Seorang yang masuk dalam kategori ummiy bukan berarti tak bisa belajar atau mencerna ilmu pengetahuan. Terbukti, gerak langkah Nafisah sangat haus akan ilmu dan dirinya tak segan untuk belajar ilmu-ilmu agama kepada sumber-sumber yang terpercaya.
Sosok yang kerap haus akan ilmu agama ini juga dikenal sebagai pribadi yang zuhud. Sayyidah Nafisah merupakan hamba Allah yang taat dan tiap waktu yang dimilikinya selalu diisi dengan ibadah dan mengingat Allah SWT.
Sayyidah Nafisah bahkan tak pernah meninggalkan shalat malam dan selalu berpuasa untuk kerap mendekatkan diri kepada Allah. Imam Ahmad bin Hanbal pernah menceritakan perkara riwayat kezuhudan Nafisah. Menurut beliau, Sayyidah Nafisah merupakan salah satu wanita zuhud yang dicintai Allah.
Suatu ketika pernah Imam Ahmad bin Hanbali ini mendatangi Sayyidah Nafisah untuk meminta doa. Sejak itu, rumah Sayyidah Nafisah kerap didatangi tamu dengan tujuan yang beragam. Mulai dari minta diajarkan ilmu agama, hingga minta didoakan layaknya Imam Ahmad bin Hanbali.
Jelang wafat, Sayyidah Nafisah meninggal dalam ketaatan kepada Allah. Betapa tidak? Beliau meninggal dalam kondisi berpuasa dan tengah melantunkan Alquran Surah Al-An’am ayat 127. Ketakwaan, kecerdasan, serta kezuhudan beliau menjadikannya salah satu perempuan yang sangat berjasa dalam peradaban serta khazanah Islam.
Ahmad bin Kaf menyebut, sosok Sayyidah Nafisah diberi gelar dengan nama Ad-Darain (permata berharga di dua alam). Menurutnya, sosok perempuan tersebut adalah gambaran dari perempuan yang arif dan kerap beramal saleh. Meski lahir dalam lingkungan yang berkecukupan, Sayyidah Nafisah memalingkan wajah dan hatinya dari gemerlap duniawi.

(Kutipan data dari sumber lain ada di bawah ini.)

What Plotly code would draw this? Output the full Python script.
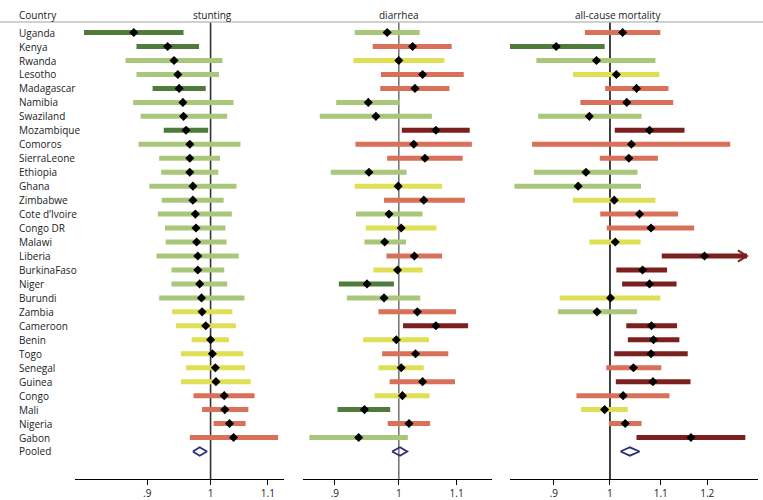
import math
import plotly.graph_objects as go

countries = ["Uganda", "Kenya", "Rwanda", "Lesotho", "Madagascar", "Namibia", "Swaziland",
             "Mozambique", "Comoros", "SierraLeone", "Ethiopia", "Ghana", "Zimbabwe",
             "Cote d’Ivoire", "Congo DR", "Malawi", "Liberia", "BurkinaFaso", "Niger",
             "Burundi", "Zambia", "Cameroon", "Benin", "Togo", "Senegal", "Guinea",
             "Congo", "Mali", "Nigeria", "Gabon"]

# stunting
stunt_est = [0.880, 0.931, 0.941, 0.947, 0.949, 0.955, 0.956, 0.960, 0.966, 0.966,
             0.966, 0.971, 0.971, 0.975, 0.976, 0.977, 0.979, 0.979, 0.982, 0.985,
             0.986, 0.992, 1.000, 1.003, 1.008, 1.009, 1.023, 1.024, 1.032, 1.039]
stunt_lo = [0.810, 0.884, 0.868, 0.884, 0.908, 0.879, 0.890, 0.925, 0.887, 0.918,
            0.921, 0.903, 0.922, 0.916, 0.927, 0.928, 0.914, 0.937, 0.937, 0.918,
            0.938, 0.944, 0.969, 0.952, 0.960, 0.952, 0.972, 0.986, 1.005, 0.966]
stunt_hi = [0.956, 0.981, 1.020, 1.014, 0.992, 1.039, 1.028, 0.996, 1.051, 1.016,
            1.013, 1.044, 1.022, 1.036, 1.025, 1.027, 1.048, 1.023, 1.028, 1.058,
            1.037, 1.043, 1.031, 1.056, 1.059, 1.069, 1.076, 1.065, 1.060, 1.119]
stunt_cat = ["dg", "dg", "lg", "lg", "dg", "lg", "lg", "dg", "lg", "lg",
             "lg", "lg", "lg", "lg", "lg", "lg", "lg", "lg", "lg", "lg",
             "y", "y", "y", "y", "y", "y", "s", "s", "s", "s"]
stunt_pooled = [0.971, 0.982, 0.994]

# diarrhea
diar_est = [0.981, 1.023, 1.000, 1.040, 1.027, 0.951, 0.963, 1.063, 1.025, 1.044,
            0.952, 0.999, 1.042, 0.984, 1.004, 0.977, 1.026, 0.998, 0.949, 0.976,
            1.031, 1.063, 0.996, 1.028, 1.004, 1.040, 1.006, 0.945, 1.017, 0.936]
diar_lo = [0.930, 0.958, 0.928, 0.971, 0.970, 0.902, 0.878, 1.005, 0.931, 0.981,
           0.894, 0.930, 0.976, 0.932, 0.947, 0.945, 0.980, 0.959, 0.906, 0.918,
           0.967, 1.007, 0.943, 0.973, 0.967, 0.985, 0.961, 0.904, 0.982, 0.863]
diar_hi = [1.035, 1.091, 1.078, 1.113, 1.087, 1.001, 1.056, 1.124, 1.128, 1.111,
           1.013, 1.074, 1.115, 1.040, 1.064, 1.012, 1.074, 1.040, 0.992, 1.036,
           1.099, 1.121, 1.051, 1.085, 1.042, 1.097, 1.052, 0.986, 1.053, 1.015]
diar_cat = ["lg", "s", "y", "s", "s", "lg", "lg", "dr", "s", "s",
            "lg", "y", "s", "lg", "y", "lg", "s", "y", "dg", "lg",
            "s", "dr", "y", "s", "y", "s", "y", "dg", "s", "lg"]
diar_pooled = [0.989, 1.002, 1.014]

# all-cause mortality
mort_est = [1.024, 0.904, 0.975, 1.012, 1.051, 1.032, 0.962, 1.077, 1.041, 1.036,
            0.956, 0.942, 1.008, 1.057, 1.080, 1.010, 1.194, 1.063, 1.077, 1.001,
            0.976, 1.081, 1.085, 1.080, 1.045, 1.084, 1.025, 0.990, 1.029, 1.164]
mort_lo = [0.954, 0.825, 0.871, 0.933, 0.991, 0.946, 0.874, 1.009, 0.864, 0.981,
           0.867, 0.836, 0.933, 0.982, 0.994, 0.962, 1.102, 1.012, 1.023, 0.910,
           0.907, 1.031, 1.034, 1.008, 0.993, 1.011, 0.939, 0.947, 0.998, 1.051]
mort_hi = [1.099, 0.990, 1.089, 1.097, 1.116, 1.126, 1.061, 1.150, 1.253, 1.094,
           1.053, 1.060, 1.089, 1.136, 1.171, 1.059, 1.293, 1.113, 1.133, 1.099,
           1.052, 1.134, 1.139, 1.157, 1.101, 1.163, 1.118, 1.034, 1.061, 1.289]
mort_cat = ["s", "dg", "lg", "y", "s", "s", "lg", "dr", "s", "s",
            "lg", "lg", "y", "s", "s", "y", "dr", "dr", "dr", "y",
            "lg", "dr", "dr", "dr", "s", "dr", "s", "y", "s", "dr"]
mort_pooled = [1.020, 1.038, 1.057]
mort_arrow = ["Liberia"]  # CI truncated at axis edge

panel_titles = ["stunting", "diarrhea", "all-cause mortality"]
tick_vals = [[0.9, 1.0, 1.1], [0.9, 1.0, 1.1], [0.9, 1.0, 1.1, 1.2]]
tick_text = [[".9", "1", "1.1"], [".9", "1", "1.1"], [".9", "1", "1.1", "1.2"]]

COLORS = {"dg": "#4f7b3b", "lg": "#a9c77a", "y": "#dfdf55", "s": "#d9705a", "dr": "#7b1f1f"}
W, H = 763, 500
FONT = "Open Sans, Lato, sans-serif"
FS = 10

# geometry (pixels)
row0, drow = 32.7, 14.02
axis_px = 481.0
header_px = 22.0
ydom_bottom = (H - axis_px) / H
yr_top = (0 - row0) / drow
yr_bot = (axis_px - row0) / drow
ref_top = (header_px - row0) / drow

panel_px = [(75, 284), (303, 492), (510, 758)]
panel_range = [(0.798, 1.130), (0.854, 1.166), (0.829, 1.320)]
ref_colors = ["#333333", "#777777", "#111111"]

panels = [
    (stunt_est, stunt_lo, stunt_hi, stunt_cat, stunt_pooled),
    (diar_est, diar_lo, diar_hi, diar_cat, diar_pooled),
    (mort_est, mort_lo, mort_hi, mort_cat, mort_pooled),
]

fig = go.Figure()
n = len(countries)
for p, (est, lo, hi, cat, pooled) in enumerate(panels):
    xa = "x" if p == 0 else f"x{p+1}"
    # reference line at 1
    fig.add_trace(go.Scatter(x=[1, 1], y=[ref_top, yr_bot + 0.4], mode="lines",
                             line=dict(color=ref_colors[p], width=1.6),
                             xaxis=xa, yaxis="y", hoverinfo="skip", showlegend=False,
                             cliponaxis=False))
    for c in ["dg", "lg", "y", "s", "dr"]:
        xs, ys = [], []
        for i in range(n):
            if cat[i] == c:
                xs += [lo[i], hi[i], None]
                ys += [i, i, None]
        if xs:
            fig.add_trace(go.Scatter(x=xs, y=ys, mode="lines",
                                     line=dict(color=COLORS[c], width=5),
                                     xaxis=xa, yaxis="y", hoverinfo="skip",
                                     showlegend=False, cliponaxis=False))
    fig.add_trace(go.Scatter(x=est, y=list(range(n)), mode="markers",
                             marker=dict(symbol="diamond", color="black", size=7),
                             xaxis=xa, yaxis="y", text=countries, showlegend=False,
                             cliponaxis=False))
    # pooled diamond
    plo, pm, phi = pooled
    yi = n
    fig.add_trace(go.Scatter(x=[plo, pm, phi, pm, plo], y=[yi, yi - 0.3, yi, yi + 0.3, yi],
                             mode="lines", line=dict(color="#2d2d7d", width=1.8),
                             xaxis=xa, yaxis="y", hoverinfo="skip", showlegend=False,
                             cliponaxis=False))

# arrowhead for truncated CI (mortality panel)
for name in mort_arrow:
    i = countries.index(name)
    tip = mort_hi[i]
    back = tip * math.exp(-9 / 532)
    fig.add_trace(go.Scatter(x=[back, tip, back], y=[i - 0.4, i, i + 0.4], mode="lines",
                             line=dict(color=COLORS["dr"], width=2),
                             xaxis="x3", yaxis="y", hoverinfo="skip", showlegend=False,
                             cliponaxis=False))

layout = dict(
    width=W, height=H, margin=dict(l=0, r=0, t=0, b=0),
    plot_bgcolor="white", paper_bgcolor="white",
    font=dict(family=FONT, size=FS, color="#222"),
    showlegend=False,
    yaxis=dict(domain=[ydom_bottom, 1], range=[yr_bot, yr_top], visible=False,
               fixedrange=True),
)
for p in range(3):
    key = "xaxis" if p == 0 else f"xaxis{p+1}"
    x0, x1 = panel_px[p]
    r0, r1 = panel_range[p]
    layout[key] = dict(
        type="log", domain=[x0 / W, x1 / W], range=[math.log10(r0), math.log10(r1)],
        anchor="y", showline=True, linecolor="black", linewidth=1.2,
        ticks="outside", ticklen=5, tickcolor="black", tickwidth=1.2,
        tickvals=tick_vals[p], ticktext=tick_text[p], showgrid=False, zeroline=False,
        tickfont=dict(size=FS, family=FONT, color="#222"),
    )
fig.update_layout(**layout)

annotations = []
for i, name in enumerate(countries + ["Pooled"]):
    annotations.append(dict(x=17 / W, y=i, xref="paper", yref="y", text=name,
                            showarrow=False, xanchor="left", yanchor="middle",
                            font=dict(size=FS, family=FONT, color="#222")))
annotations.append(dict(x=17 / W, y=(H - 15) / H, xref="paper", yref="paper", text="Country",
                        showarrow=False, xanchor="left", yanchor="middle",
                        font=dict(size=FS, family=FONT, color="#222")))
title_x = [213, 399, 618]
for p in range(3):
    annotations.append(dict(x=title_x[p] / W, y=(H - 15) / H, xref="paper", yref="paper",
                            text=panel_titles[p], showarrow=False, xanchor="center",
                            yanchor="middle", font=dict(size=FS, family=FONT, color="#222")))
fig.update_layout(annotations=annotations)
fig.add_shape(type="line", xref="paper", yref="paper", x0=0, x1=1,
              y0=(H - header_px) / H, y1=(H - header_px) / H,
              line=dict(color="#c0c0c0", width=1.5))

fig.write_html("out.html", config={"displayModeBar": False},
               post_script="document.body.style.margin='0';document.body.style.overflow='hidden';")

Beliau lebih memilih mendekap tiap detik yang dimilikinya untuk bertemu Allah dalam ibadah. Kezuhudannya ini patut dijadikan contoh oleh umat Muslim di seluruh dunia.
Mesir dan Imam Syafi’i
Usai menikah dengan Ishaq Al-Mu’tamin bin Imam Ja’far As-Shadiq, pada 135 Hijriyah, Sayyidah Nafisah memutuskan pindah ke Mesir bersama suami dan ayahnya. Kepindahan Sayyidah Nafisah beserta keluarga mendapat respons positif dari penduduk Mesir kala itu, dan beliau pun akhirnya berdomisili di Fustat.
Selama di Mesir inilah, Sayyidah Nafisah banyak mendapatkan kunjungan dari para ulama, termasuk Imam Syafi’i. Dari sinilah kemudian Imam Syafi’i berguru kepada beliau dan melakukan beragam diskusi agama seputar fiqih, hadis, hingga persoalan-persoalan ibadah.
Intensitas diskusi antara keduanya pun menimbulkan hubungan yang kian rekat antara guru dengan murid. Kedekatan keduanya bahkan diekspresikan dalam wasiat Imam Syafi’i. Dalam wasiatnya, Imam Syafi’i meminta ketika kelak ia wafat maka beliau meminta Nafisah untuk menshalati jenazahnya.